На фото — Л.Н. Толстой студент в Казанском университете
Пара цитат из работы Б.Эйхенбаума «Творческие стимулы Л.Толстого» (1935): «П. И. Бартенев, наблюдавший за печатанием «Войны и мира», как-то раз не выдержал и написал Толстому: «Вы бог знает что делаете. Этак мы никогда не кончим поправок и печатания… Ради бога, перестаньте колупать». Но Толстой продолжал «колупать»: «Не марать так, как я мараю, я не могу», — отвечал он рассердившемуся Бартеневу. То же самое было и с «Анной Карениной», и с «Воскресением», и с другими вещами…».
И еще: «Толстой «колупал» свои рукописи и корректуры не потому, что добивался особого эстетического совершенства, как это делал, например, Флобер.

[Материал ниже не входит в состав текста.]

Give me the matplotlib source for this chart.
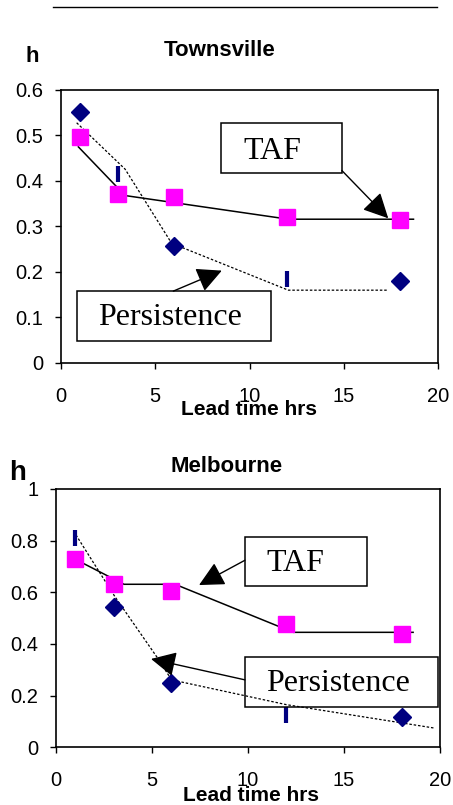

Основная причина была в том, что он непрерывно менялся, непрерывно реагировал на все, что узнавал и видел, и постоянно приходил к новым решениям и выводам. Ему всегда стоило большого труда выйти из своих вещей, проститься со своими персонажами. У него, в сущности, никогда не было ощущения, что вещь закончена и не может быть продолжена или изменена. Он сам признавался А. Б. Гольденвейзеру: «Я не понимаю, как можно писать и не переделывать всё множество раз. Я почти никогда не перечитываю своих уже напечатанных вещей, но если мне попадется случайно какая-нибудь страница, мне всегда кажется: это все надо переделать».
Все ляпы и огрехи — из-за бесконечного переписывания, от лавины правок. В этой же работе Эйхенбаум приводит статистику даже по небольшим вещам Толстого: «Крейцерова соната» занимает порядка пяти печатных листов, а рукописей — на 800. Совсем «миниатюрное», по толстовским меркам, «Разрушение ада и восстановление его» — 400 рукописных листов и 20 редакций!